Dr. Cass T. Miller University of North Carolina at Chapel Hill |
Dr. Rafael Muñoz-Carpena |
“This collaboration across the disciplines and supported by unprecedented computational resources that UF spearheads is a wonderful example of how we need to advance the frontier of science and engineering,” said Dr. Muñoz-Carpena.
Thorough model validations are essential as 100 years of tradition are being replaced. By combining the theoretical and computational resources, this cross-university effort has advanced us closer to confirming the new theoretical model for two-fluid flow through porous materials. It will be essential to use high-performance computing resources and AI approaches to generate reliable parameter estimates to facilitate the application of the new TCAT modeling approach by those without HiPerGator-level computing facilities.
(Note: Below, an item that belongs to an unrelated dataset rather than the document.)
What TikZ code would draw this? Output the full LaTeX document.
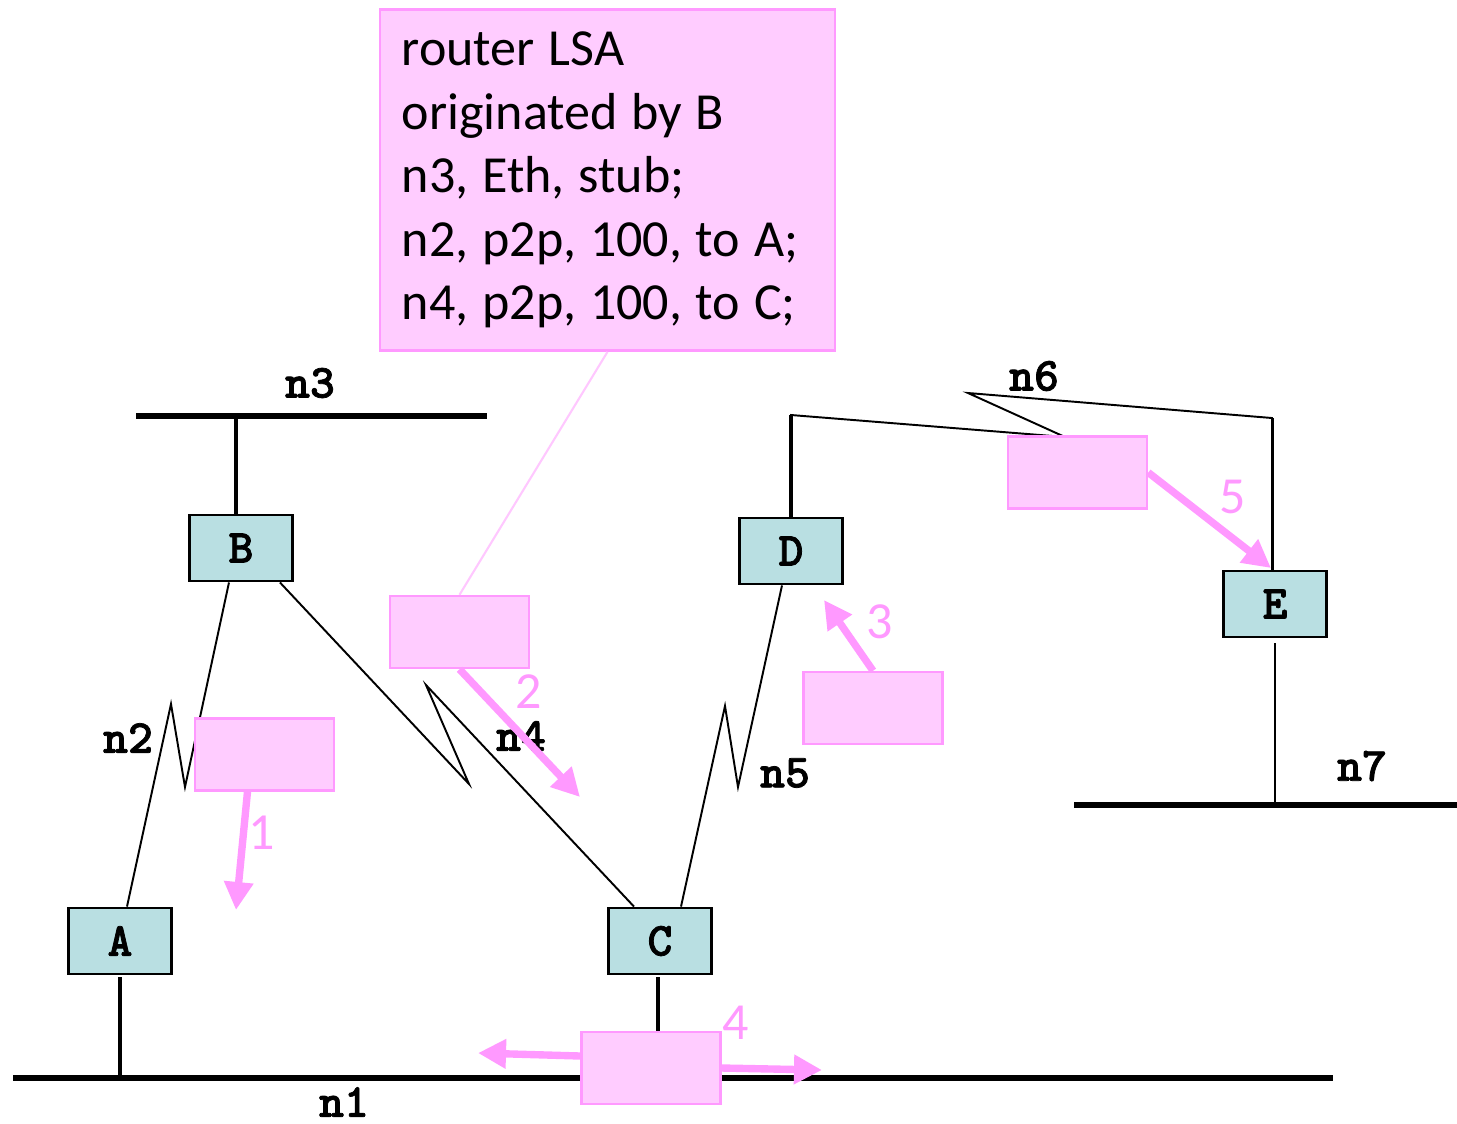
\documentclass[tikz,border=0pt]{standalone}
\usepackage{fontspec}
\setmainfont{Carlito}
\newfontfamily\netfont{lmmonolt10-bold}[Extension=.otf,FakeBold=1.6]
\usetikzlibrary{arrows.meta}

\definecolor{lsafill}{RGB}{255,204,255}
\definecolor{lsaedge}{RGB}{255,153,255}
\definecolor{lsaline}{RGB}{255,200,255}
\definecolor{routerfill}{RGB}{185,223,226}

\begin{document}
\begin{tikzpicture}[x=0.01cm,y=-0.01cm,
    router/.style={rectangle,draw,line width=0.8pt,fill=routerfill,minimum width=1.03cm,minimum height=0.66cm,font=\fontsize{13.5}{15}\selectfont\netfont},
    flood/.style={rectangle,draw=lsaedge,line width=0.7pt,fill=lsafill,minimum width=1.39cm,minimum height=0.72cm},
    bus/.style={line width=1.9pt},
    stub/.style={line width=1.15pt},
    link/.style={line width=0.55pt},
    hop/.style={-{Triangle[length=0.28cm,width=0.28cm]},lsaedge,line width=2.1pt},
    netlabel/.style={font=\fontsize{13.5}{15}\selectfont\netfont},
    hopnum/.style={text=lsaedge,font=\fontsize{14.8}{18}\selectfont}]

  \useasboundingbox (0,0) rectangle (1457,1123);

  % networks
  \coordinate (n1l) at (13,1078);  \coordinate (n1r) at (1333,1078);
  \coordinate (n3l) at (136,416);  \coordinate (n3r) at (487,416);
  \coordinate (n7l) at (1074,805); \coordinate (n7r) at (1457,805);
  \draw[bus] (n1l) -- (n1r);
  \draw[bus] (n3l) -- (n3r);
  \draw[bus] (n7l) -- (n7r);

  % routers
  \node[router] (A) at (120,941) {A};
  \node[router] (B) at (241,548) {B};
  \node[router] (C) at (660,941) {C};
  \node[router] (D) at (791,551) {D};
  \node[router] (E) at (1275,604) {E};

  \draw[stub] ([xshift=-0.05cm]B.north) -- ([xshift=-0.05cm]B.north |- n3l);
  \draw[stub] ([yshift=-0.02cm]A.south) -- (A.south |- n1l);
  \draw[stub] ([xshift=-0.02cm,yshift=-0.02cm]C.south) -- ([xshift=-0.02cm]C.south |- n1l);
  \draw[link,line width=0.75pt] ([yshift=-0.05cm]E.south) -- (E.south |- n7l);

  % point-to-point links
  \coordinate (n2a) at (171,704);  \coordinate (n2b) at (185,787);
  \coordinate (n4a) at (469,784);  \coordinate (n4b) at (426,685);
  \coordinate (n5a) at (725,706);  \coordinate (n5b) at (738,787);
  \coordinate (n6a) at (791,415);  \coordinate (n6b) at (1065,437);
  \coordinate (n6c) at (968,393);  \coordinate (n6d) at (1272,418);
  \draw[link] ([xshift=0.07cm]A.north) -- (n2a) -- (n2b) -- ([xshift=-0.12cm]B.south);
  \draw[link] ([xshift=-0.14cm]B.south east) -- (n4a) -- (n4b) -- ([xshift=-0.26cm]C.north);
  \draw[link] ([xshift=0.21cm]C.north) -- (n5a) -- (n5b) -- ([xshift=-0.09cm]D.south);
  \draw[link] (D.north) -- (n6a) -- (n6b) -- (n6c) -- (n6d) -- (n6d |- E.north);
  \draw[stub] (D.north) -- (n6a);
  \draw[link,line width=0.85pt] (n6d) -- (n6d |- E.north);

  % the LSA and its copies
  \node[flood,minimum width=4.55cm,minimum height=3.41cm,text width=4.11cm,align=left,
        font=\fontsize{14.8}{18.07}\selectfont] (lsa) at (607.5,180)
    {\spaceskip=3.9pt\relax router LSA\\originated by B\\n3, Eth, stub;\\n2, p2p, 100, to A;\\n4, p2p, 100, to C;};
  \node[flood] (p1) at (264.5,754.5) {};
  \node[flood] (p2) at (459.5,632) {};
  \node[flood] (p3) at (873,708) {};
  \node[flood] (p4) at (651,1068) {};
  \node[flood] (p5) at (1077.5,472.5) {};
  \draw[lsaline,line width=0.6pt] (p2.north) -- (lsa.south);

  % labels
  \node[netlabel] (l1) at (344,1102) {n1};
  \node[netlabel] (l2) at (128,738) {n2};
  \node[netlabel] (l3) at (310,383) {n3};
  \node[netlabel] (l4) at (521,736) {n4};
  \node[netlabel] (l5) at (785,773) {n5};
  \node[netlabel] (l6) at (1034,376) {n6};
  \node[netlabel] (l7) at (1362,766) {n7};

  % flooding
  \coordinate (h1) at (236,910);
  \coordinate (h2) at (580,797);
  \coordinate (h3) at (824,600);
  \coordinate (h4l) at (478,1053);
  \coordinate (h4r) at (822,1070);
  \coordinate (h5) at (1271,568);
  \draw[hop] ([xshift=-0.17cm]p1.south) -- (h1);
  \draw[hop] (p2.south) -- (h2);
  \draw[hop] (p3.north) -- (h3);
  \draw[hop] ([yshift=0.12cm]p4.west) -- (h4l);
  \draw[hop] (p4.east) -- (h4r);
  \draw[hop] (p5.east) -- (h5);
  \node[hopnum] (t1) at (262,833) {1};
  \node[hopnum] (t2) at (529,692) {2};
  \node[hopnum] (t3) at (880,622) {3};
  \node[hopnum] (t4) at (736,1023) {4};
  \node[hopnum] (t5) at (1233,497) {5};

\end{tikzpicture}
\end{document}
Ultimately, the advances made in this work will underpin improved simulation of important processes such as carbon capture and storage, global climate trend prediction, environmental remediation, and tumor growth and treatment – all with much higher fidelity and accuracy than is currently available. Because the applications are so plentiful and important to society, this work is highly significant and broadly impactful.
“It is only through the joint use of theory, computation, and experimental approaches that such advancements are possible,” said Dr. Miller. “HiPerGator is one of the few machines in the world capable of simulating the scale of systems needed to enable these advancements.”